I am knitting them very tightly-- so tight that I have to take breaks because I get a stab between my shoulder blades from gripping my size 0 needles. They are going to fit perfectly and wear like iron. I love the colors and the blurry stripes the patterned yarn makes. It's ordinary Patons sock yarn from the craft store, nothing sacred or fancy, but it delights me all the same.

I have one other pair of hand-knitted socks, and I cherish them. They cost me effort to make and they aren't easy to replace. I wash them carefully and fold them carefully-- I'll probably even repair them when they start growing holes. It's probably placebo effect, but I feel different wearing them-- like someone cares a great deal for me, even if it's only myself.

Sock knitting may just be the opposite of "fast fashion"-- at least for me, at my snail's pace. I have been kicking this phrase around my mind quite a bit in the past month or so, ever since the disaster at the Rana Plaza factory in Bangladesh. I have been thinking about the true cost of the abundance of cheap, disposable garments available to us, and searching for a different path.

I would like to live in a slower, kinder world-- the one we have seems so fast and cruel sometimes. It's a naive wish, or an impossible one, surely. Hand-knitted socks are probably not an answer or antidote, but maybe they are a small part of one.

Monday, April 15, 2013

A Few Questions

The sweater I mentioned is finished. I wove in the last few ends on Friday, as promised, but I didn't end up blocking it until last night. The blocking scared me a little-- in fact, anticipatory fear of the blocking was what held me back from finishing the darn thing in the first place. After touching water, will it still fit in an attractively slouchy way... or will it become lounge wear? Or better yet, a cat bed?

It's still sopping-- it will be days, weeks, maybe, before it's dry enough to try on-- but I think it's going to be okay. I don't dare verify this with anything so scientific as a tape measure. Which seems like the right thing to do, given that I didn't check my gauge with anything so scientific as a swatch before I cast on.

Delusional knitting is what that is called. But doesn't it look wonderful?


And I think the universe was satisfied by my efforts, because another happy accident of fate brought me together with a dear friend on Saturday. Though we live in the same region of the country, within driving distance even, and generally smile and laugh our faces off every time we get together, this doesn't happen often enough. It was so nice to see her.
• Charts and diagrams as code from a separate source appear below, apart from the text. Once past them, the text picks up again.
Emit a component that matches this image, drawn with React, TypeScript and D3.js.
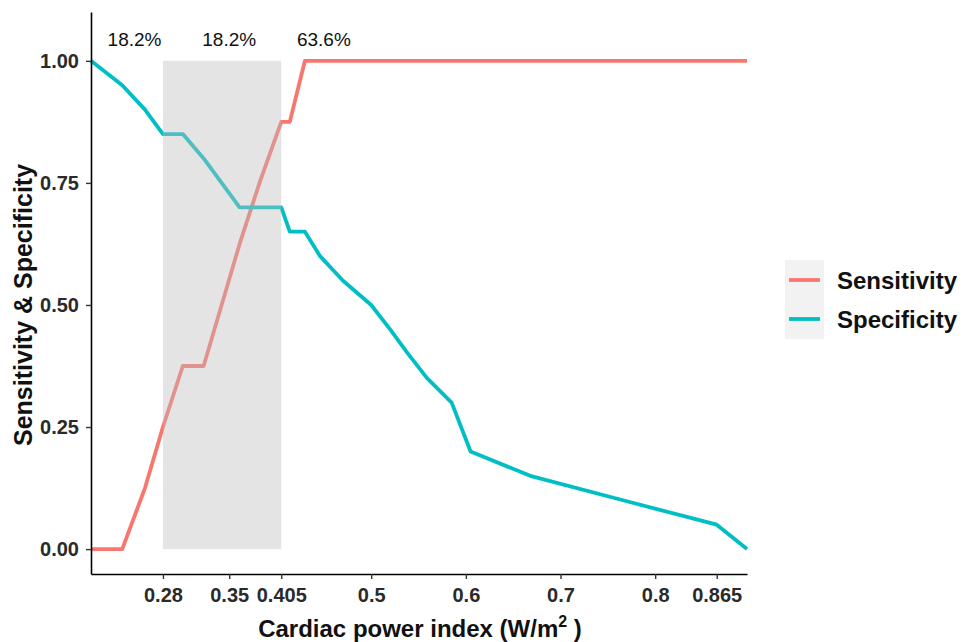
import React, { useEffect, useRef } from 'react';
import * as d3 from 'd3';

// cutoffs of cardiac power index and the matching sensitivity / specificity
const cutoffs = [0.204, 0.237, 0.261, 0.28, 0.301, 0.323, 0.342, 0.361, 0.382, 0.405, 0.414, 0.43, 0.446, 0.47, 0.5, 0.52, 0.539, 0.559, 0.585, 0.605, 0.668, 0.766, 0.865, 0.897];
const sensitivity = [0, 0, 0.125, 0.25, 0.375, 0.375, 0.5, 0.625, 0.75, 0.875, 0.875, 1, 1, 1, 1, 1, 1, 1, 1, 1, 1, 1, 1, 1];
const specificity = [1, 0.95, 0.9, 0.85, 0.85, 0.8, 0.75, 0.7, 0.7, 0.7, 0.65, 0.65, 0.6, 0.55, 0.5, 0.45, 0.4, 0.35, 0.3, 0.2, 0.15, 0.1, 0.05, 0];

const xTicks = [0.28, 0.35, 0.405, 0.5, 0.6, 0.7, 0.8, 0.865];
const yTicks = [0, 0.25, 0.5, 0.75, 1];

const bandStart = 0.28;
const bandEnd = 0.405;
const pctLabels = ['18.2%', '18.2%', '63.6%'];
const pctX = [0.25, 0.35, 0.45];

const seriesNames = ['Sensitivity', 'Specificity'];
const seriesColors = ['#F8766D', '#00BFC4'];

const App = () => {
    const svgRef = useRef<SVGSVGElement>(null);

    useEffect(() => {
        const width = 963;
        const height = 642;
        const font = '"Liberation Sans", Arial, sans-serif';

        const svg = d3.select(svgRef.current)
            .attr('width', width)
            .attr('height', height)
            .style('font-family', font);
        svg.selectAll('*').remove();

        const x = d3.scaleLinear().domain([0.204, 0.897]).range([91, 747]);
        const y = d3.scaleLinear().domain([-0.051, 1.1]).range([574, 12]);

        const line = d3.line<number>()
            .x((d, i) => x(cutoffs[i]))
            .y(d => y(d));

        [sensitivity, specificity].forEach((vals, k) => {
            svg.append('path')
                .attr('d', line(vals))
                .attr('fill', 'none')
                .attr('stroke', seriesColors[k])
                .attr('stroke-width', 3.8)
                .attr('stroke-linejoin', 'round');
        });

        // grey band over the lines
        svg.append('rect')
            .attr('x', x(bandStart))
            .attr('y', y(1))
            .attr('width', x(bandEnd) - x(bandStart))
            .attr('height', y(0) - y(1))
            .attr('fill', '#bebebe')
            .attr('opacity', 0.41);

        svg.selectAll('text.pct')
            .data(pctLabels)
            .enter()
            .append('text')
            .attr('class', 'pct')
            .attr('x', (d, i) => x(pctX[i]))
            .attr('y', y(1.045))
            .attr('dy', '0.35em')
            .attr('text-anchor', 'middle')
            .style('font-size', '19px')
            .style('fill', '#111')
            .text(d => d);

        // axes
        const xAxis = svg.append('g')
            .attr('transform', `translate(0,${y.range()[0]})`)
            .call(d3.axisBottom(x).tickValues(xTicks).tickFormat(d => String(d)).tickSize(5).tickSizeOuter(0));
        const yAxis = svg.append('g')
            .attr('transform', `translate(${x.range()[0]},0)`)
            .call(d3.axisLeft(y).tickValues(yTicks).tickFormat(d3.format('.2f')).tickSize(5).tickSizeOuter(0));

        [xAxis, yAxis].forEach(g => {
            g.select('.domain').attr('stroke', '#000').attr('stroke-width', 1.6);
            g.selectAll('.tick line').attr('stroke', '#333').attr('stroke-width', 1.4);
            g.selectAll('.tick text')
                .style('font-family', font)
                .style('font-size', '20px')
                .style('font-weight', 'bold')
                .style('fill', '#2a2a2a');
        });
        xAxis.selectAll('.tick text').attr('y', 10).attr('dy', '0.9em');
        yAxis.selectAll('.tick text').attr('x', -12);

        // axis titles
        const xt = svg.append('text')
            .attr('x', 420)
            .attr('y', 637)
            .attr('text-anchor', 'middle')
            .style('font-size', '24px')
            .style('font-weight', 'bold')
            .style('fill', '#111');
        xt.append('tspan').text('Cardiac power index (W/m');
        xt.append('tspan').attr('dy', -10).style('font-size', '16px').text('2');
        xt.append('tspan').attr('dy', 10).text(' )');

        svg.append('text')
            .attr('transform', `translate(32,${y(0.5)}) rotate(-90)`)
            .attr('text-anchor', 'middle')
            .style('font-size', '25px')
            .style('font-weight', 'bold')
            .style('fill', '#111')
            .text('Sensitivity & Specificity');

        // legend
        const legend = svg.append('g').attr('transform', 'translate(785,260)');
        legend.append('rect')
            .attr('width', 39)
            .attr('height', 79)
            .attr('fill', '#f2f2f2');
        seriesNames.forEach((name, i) => {
            const cy = 20 + i * 39;
            legend.append('line')
                .attr('x1', 4)
                .attr('x2', 35)
                .attr('y1', cy)
                .attr('y2', cy)
                .attr('stroke', seriesColors[i])
                .attr('stroke-width', 3.8);
            legend.append('text')
                .attr('x', 52)
                .attr('y', cy)
                .attr('dy', '0.36em')
                .style('font-size', '24px')
                .style('font-weight', 'bold')
                .style('fill', '#111')
                .text(name);
        });
    });

    return (
        <svg ref={svgRef} style={{ position: 'absolute', left: 0, top: 0, background: '#fff' }}></svg>
    );
};

export default App;
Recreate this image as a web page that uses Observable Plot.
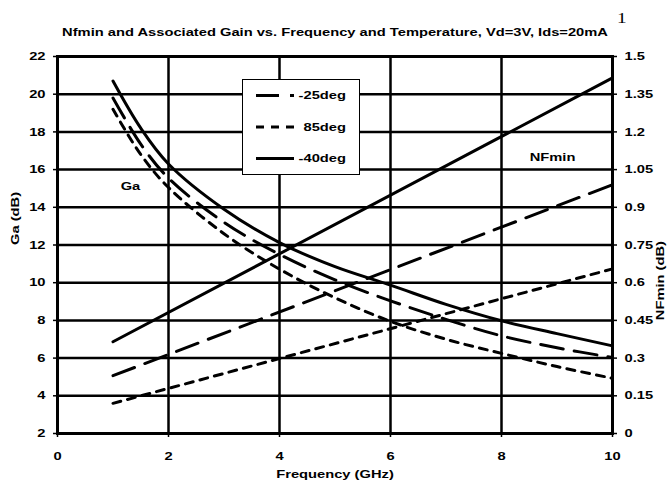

I wonder what will happen if I go off now and swatch for a new project? Using my own hand-dyed yarn? It has been sitting unused for almost a year-- if I take it up now what rewards lie in store? Should I buy a lottery ticket?

Friday, April 12, 2013

Serendipity

I came home from work last night at 11:30, which is unusual because I normally come home at 7:30 in the morning. I occasionally get these little gifts of extra free time, and since I have been lately thinking about writing here again, the moment seemed ripe for starting.

It has been almost a year since my last post, but I prefer to say that it has been less than a year since my last post. The devil is in the details. As with many other time periods of less than a year, many things happened-- and not much happened-- but I have let it all go by without comment. Which I don't regret, entirely.

I wasn't sure I wanted to write about anything, least of all knitting. I haven't been trying to come up with things to say, but I also haven't been deliberately avoiding it either. I guess I have just been waiting for something to push me in one direction or another-- either to definitively stop or definitively start.

What I have noticed is the desire to write slowly returning to me. I want to organize thoughts into words, words into sentences, sentences into paragraphs, and so on. I remember handing in my last paper senior year of college, and thinking, with great pleasure, "Ha! I never have to do THAT again!" Strange to find myself here, ten years later, wanting to write about everything.

And by everything, I mean a lot of things that are not knitting. When I think about knitting, more often than not, I think IN knitting, if that makes sense. And I dream in knitting quite a bit too. But someone once said that writing about art is like dancing about architecture -- the translation is complicated. I'm also beginning to think that I started a knitting blog (or two) to disguise any notions of being a "serious" writer-- which isn't really fair to knitting as a craft or as a topic worthy of  consideration. A blog with few readers flies under the radar no matter the subject, so I suppose I'm free to choose whatever subject I like.

I have a feeling knitting will come up at some point.

Now that is started, and with some of my remaining unscheduled free time I think I will try to finish something else-- a sweater, a nearly done sweater with a mere handful of ends to be woven in. It has been sitting there for almost three weeks. Or as I prefer to say, less than a month. The moment is ripe-- the universe demands it.